Changing the Structure
Instead of a flat list of bookmarks, you might want to create a nested JSON structure that reflects the folder hierarchy. This can be achieved by modifying the extract_bookmarks function to build a tree-like structure instead of a flat list. This involves creating dictionaries for folders and adding bookmarks as children of these folders.
Filtering Bookmarks
You can also filter bookmarks based on certain criteria, such as the folder name or the add date. Add conditional statements to the extract_bookmarks function to skip bookmarks that don't meet your criteria. For example:
if folder_name == 'Favorites':
    continue  # Skip bookmarks in the 'Favorites' folder
By customizing the script, you can tailor the JSON output to meet your specific requirements. Whether you need to add more metadata, change the structure, or filter bookmarks, the script can be easily modified to achieve your desired result.
Error Handling
Dealing with real-world data often means handling errors. Let's add some error handling to make our script more robust. Here's how you can handle common issues:
File Not Found
Wrap the file opening part in a try...except block to handle the case where the specified HTML file does not exist:
try:
    with open(html_file, 'r', encoding='utf-8') as f:
        soup = BeautifulSoup(f, 'html.parser')
except FileNotFoundError:
    print(f'Error: File {html_file} not found.')
    exit()
Encoding Issues
As mentioned earlier, encoding issues can occur if the file is not encoded in UTF-8. You can catch UnicodeDecodeError exceptions and try different encodings:
try:
    with open(html_file, 'r', encoding='utf-8') as f:
        soup = BeautifulSoup(f, 'html.parser')

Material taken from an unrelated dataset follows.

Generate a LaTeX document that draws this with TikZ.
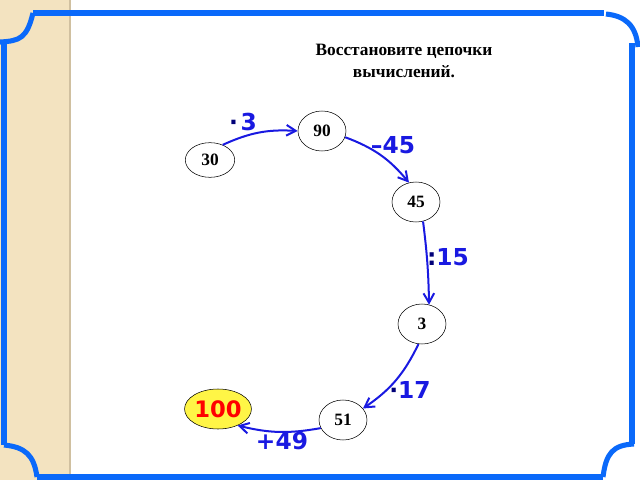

except UnicodeDecodeError:
    print(f'Error: Could not decode file with UTF-8 encoding. Trying latin-1...')
    with open(html_file, 'r', encoding='latin-1') as f:
        soup = BeautifulSoup(f, 'html.parser')
Missing Attributes
Sometimes, bookmark entries might be missing the href or add_date attributes. Use the get method with a default value to handle these cases:
bookmark = {
    'name': content.text,
    'url': content.get('href', ''),
    'add_date': content.get('add_date', ''),
    'folder': folder_name
}
By incorporating these error-handling techniques, your script will be more resilient to unexpected issues and provide informative error messages to the user.
Conclusion
So, there you have it! Converting Netscape bookmarks to JSON with Python is a straightforward process once you understand the structure of the HTML file and use the Beautiful Soup library effectively. You can now manipulate and use your bookmarks data in various applications, from web development to data analysis. Happy coding, and enjoy organizing your digital treasures!